The appellant says the order of the district court of Orange county sustaining the plea in abatement was error because: (1) The appointment of Parker as guardian was void, and he had no authority to institute the pending suit in the district court of Angelina county; (2) Parker was removed as guardian and thereafter had no authority to maintain the suit in Angelina county; (3) Bridges was the guardian of the minor children and the county court of Jefferson county authorized and instructed him to institute the suit in the district court of Orange county; (4) the suit in Angelina county was inadequate and defective in that Bridges, the father and guardian of the minors, was not made a party to such suit; and (5) Bridges, as guardian, by the institution of the suit in Orange county, had elected to discontinue the Angelina county suit.
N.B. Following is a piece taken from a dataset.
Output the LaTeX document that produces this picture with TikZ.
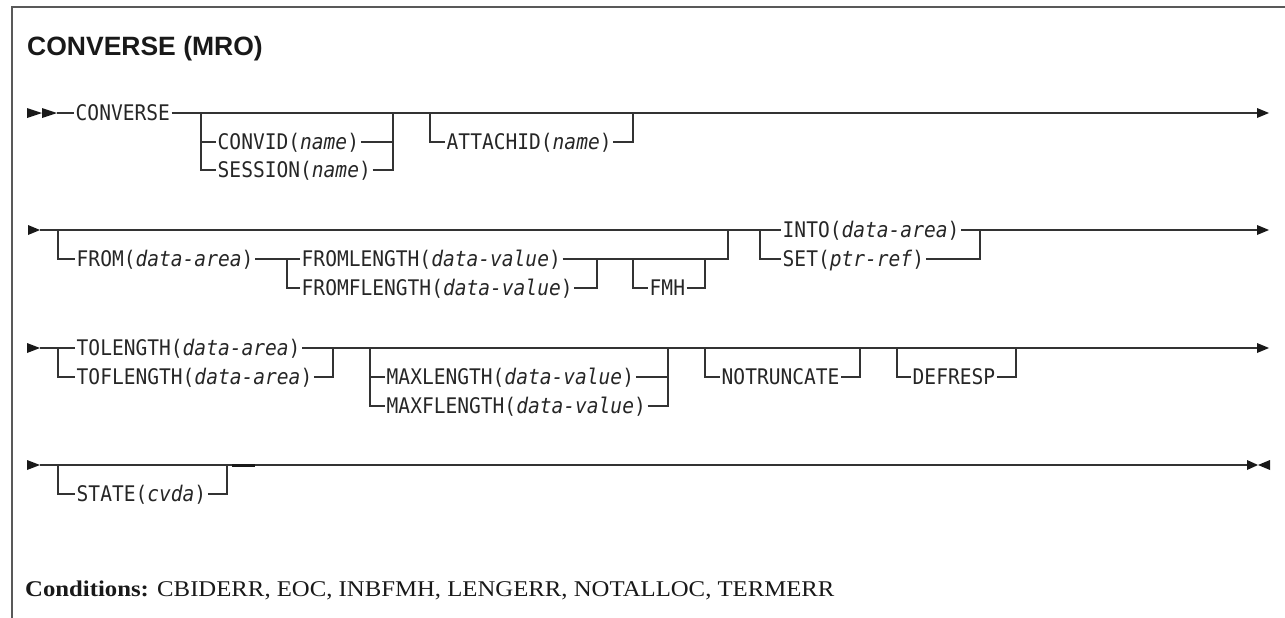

All of the points of appellants are presented and discussed together in their brief, and they will so be considered here.

The general rule in Texas, while in confusion in some of the earlier decisions, is now recognized to be that the pendency of a former action in a court of competent jurisdiction in this state between the same parties, involving the same subject matter and cause of action, may be asserted as a ground for abatement of a second action. 1 C.J.S., Abatement and Revival, § 17, p. 51; 1 Am.Jur. 27; Benson v. Fulmore, Tex.Com.App., 269 S.W. 71; Cleveland v. Ward, 116 Tex. 1, 285 S.W. 1063; McCurdy v. Gage, 123 Tex. 558, 69 S.W.2d 56; 1 Tex.Jur. 93, 94. In the instant case, it is apparent that the real plaintiffs to both the suits in the district courts of Orange and Angelina counties are the minor children named. The defendant is the same corporation and the cause of action is the same cause of action in both suits. We believe, therefore, that the plea in abatement was properly sustained. We believe that the court in which the cause of action was first instituted, the district court of Angelina county, is the proper forum in which to decide all the controversies sought by appellants to be adjudicated in this proceeding. It first having obtained jurisdiction of the cause of action and the parties, it is the court to determine the authority of either Parker or Clifton C. Bridges to maintain the suit, the sufficiency of the pleadings, and any defect of parties. We do not pass upon the validity of the appointment of either Parker or Bridges as guardian on this appeal.

The judgment of the trial court is affirmed.